Art apps like Procreate Pocket and Pixelmator Pro also feature in Apple's Best of 2018 lists.
Ubiquitous drawing and painting iPad app Procreate was the top-selling iPad app this year to date, according to Apple's Best of 2018 campaign. The iPad maker's regular end-of-year programme brings together the highest-grossing apps, games, books, songs and albums for its mobile devices – plus a selection of 'editor's picks' that also includes a few Mac apps too.
Procreate is the most highly regarded art app and is exclusive to the iPad, though a cut-down version – Procreate Pocket – is available for the iPhone. In the opinion of most artists and illustrators we know, no other app comes close to its toolset or fluid painting experience. Its success has lead to Adobe developing its own rival, Project Gemini, which is currently in beta.
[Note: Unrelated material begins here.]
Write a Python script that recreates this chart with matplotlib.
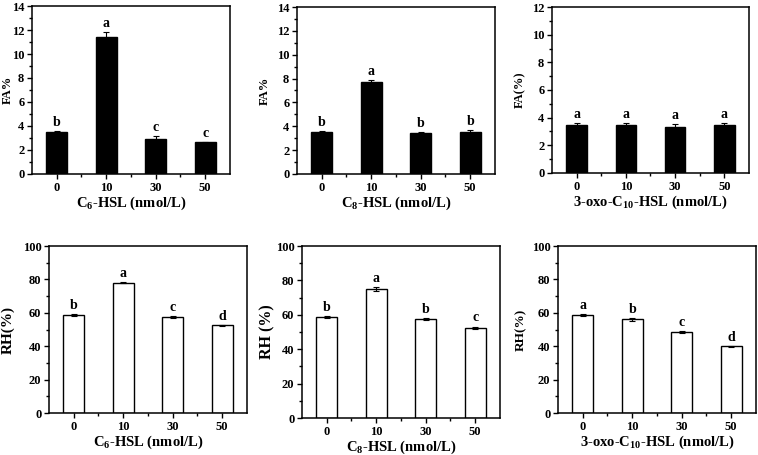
import matplotlib
matplotlib.use("Agg")
import matplotlib.pyplot as plt
from matplotlib.ticker import AutoMinorLocator, MultipleLocator, FixedLocator

plt.rcParams['font.family'] = ['Liberation Serif', 'DejaVu Serif']
plt.rcParams['font.weight'] = 'bold'
plt.rcParams['mathtext.fontset'] = 'custom'
plt.rcParams['mathtext.rm'] = 'Liberation Serif:bold'
plt.rcParams['mathtext.bf'] = 'Liberation Serif:bold'
plt.rcParams['mathtext.default'] = 'rm'

conc = ['0', '10', '30', '50']

# FA% panels
fa_c6 = [3.5, 11.45, 2.9, 2.65]
fa_c6_err = [0.1, 0.4, 0.3, 0.05]
fa_c6_let = ['b', 'a', 'c', 'c']

fa_c8 = [3.5, 7.7, 3.4, 3.5]
fa_c8_err = [0.1, 0.2, 0.15, 0.15]
fa_c8_let = ['b', 'a', 'b', 'b']

fa_c10 = [3.5, 3.5, 3.35, 3.5]
fa_c10_err = [0.1, 0.15, 0.2, 0.1]
fa_c10_let = ['a', 'a', 'a', 'a']

# RH% panels
rh_c6 = [58.5, 78.0, 57.5, 52.5]
rh_c6_err = [0.7, 0.4, 0.7, 0.4]
rh_c6_let = ['b', 'a', 'c', 'd']

rh_c8 = [58.5, 75.0, 57.5, 52.5]
rh_c8_err = [0.6, 1.0, 0.5, 0.7]
rh_c8_let = ['b', 'a', 'b', 'c']

rh_c10 = [58.5, 56.0, 48.5, 40.0]
rh_c10_err = [0.7, 0.8, 0.5, 0.3]
rh_c10_let = ['a', 'b', 'c', 'd']

xl_c6 = 'C$_6$-HSL (nmol/L)'
xl_c8 = 'C$_8$-HSL (nmol/L)'
xl_c10 = '3-oxo-C$_{10}$-HSL (nmol/L)'

fig = plt.figure(figsize=(7.58, 4.55), dpi=100)

panels = [
    # rect, values, errs, letters, color, ylim, ystep, ylabel, xlabel, ylabel size, ylabel x
    ([0.0422, 0.6176, 0.2612, 0.3692], fa_c6, fa_c6_err, fa_c6_let, 'black', 14, 2, 'FA%', xl_c6, 9, -0.121),
    ([0.3918, 0.6176, 0.2612, 0.3670], fa_c8, fa_c8_err, fa_c8_let, 'black', 14, 2, 'FA%', xl_c8, 9, -0.162),
    ([0.7282, 0.6198, 0.2599, 0.3648], fa_c10, fa_c10_err, fa_c10_let, 'black', 12, 2, 'FA(%)', xl_c10, 9, -0.162),
    ([0.0646, 0.0923, 0.2612, 0.3670], rh_c6, rh_c6_err, rh_c6_let, 'white', 100, 20, 'RH(%)', xl_c6, 11, -0.205),
    ([0.3984, 0.0813, 0.2612, 0.3780], rh_c8, rh_c8_err, rh_c8_let, 'white', 100, 20, 'RH (%)', xl_c8, 11.5, -0.177),
    ([0.7361, 0.0923, 0.2612, 0.3670], rh_c10, rh_c10_err, rh_c10_let, 'white', 100, 20, 'RH(%)', xl_c10, 9.5, -0.187),
]

for rect, vals, errs, lets, col, ymax, ystep, ylab, xlab, ysz, ylx in panels:
    ax = fig.add_axes(rect)
    x = range(len(vals))
    ax.bar(x, vals, width=0.42, color=col, edgecolor='black', linewidth=1.0,
           yerr=errs, capsize=2, error_kw=dict(ecolor='black', elinewidth=0.8, capthick=0.8))
    for i, (v, e, l) in enumerate(zip(vals, errs, lets)):
        ax.text(i, v + e + ymax * 0.012, l, ha='center', va='bottom', fontsize=10, fontweight='bold')
    ax.set_xlim(-0.5, 3.5)
    ax.set_ylim(0, ymax)
    ax.yaxis.set_major_locator(MultipleLocator(ystep))
    ax.yaxis.set_minor_locator(AutoMinorLocator(2))
    ax.set_xticks(list(x))
    ax.set_xticklabels(conc)
    ax.xaxis.set_minor_locator(FixedLocator([0.5, 1.5, 2.5]))
    ax.tick_params(axis='both', which='major', direction='out', length=3.5, width=1, labelsize=9, pad=2)
    ax.tick_params(axis='both', which='minor', direction='out', length=2, width=1)
    ax.tick_params(top=False, right=False, which='both')
    for s in ax.spines.values():
        s.set_linewidth(1.1)
    ax.set_xlabel(xlab, fontsize=10.5, fontweight='bold', labelpad=1)
    ax.set_ylabel(ylab, fontsize=ysz, fontweight='bold')
    ax.yaxis.set_label_coords(ylx, 0.5)
    ax.yaxis.label.set_verticalalignment('center')

plt.savefig('out.png', dpi=100)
Procreate 4.2 costs £9.99/$9.99 from the Apple App Store.
The £4.99/$4.99 Procreate Pocket was awarded iPhone App of the Year by the App Store's 'editors'.
Back on Mac
Low-cost Photoshop rival Pixelmator Pro was given Mac App of the Year. This combines photo-editing, layout and typography, and painting tools – building on the features of the long-standing iOS app Pixelmator.
Other apps given awards by the store include Froggipedia for iPad and Sweat for Apple TV, with games highlighted including Donut Country (iPhone – below), Gorogoa (iPad), The Gardens Between (Mac) and the beautiful Alto's Odyssey (Apple TV). We interviewed Alto's lead designer about creating an almost-mediative experience in the game, which is also available for iPhone, iPad and Android devices.
The highest-grossing apps and games included Driving Theory Test 2018 Kit, Heads Up! and Minecraft. The Greatest Showman soundtrack was the top album, with Drake's song God's Plan topping the music charts. The best-selling books were The Wife Between Us by Sarah Pekkanen, Greer Hendricks for fiction and This is Going to Hurt by Adam Kay in non-fiction.
Apple didn't announce the best-selling Mac App Store apps, perhaps because it would have been dominated by its own apps.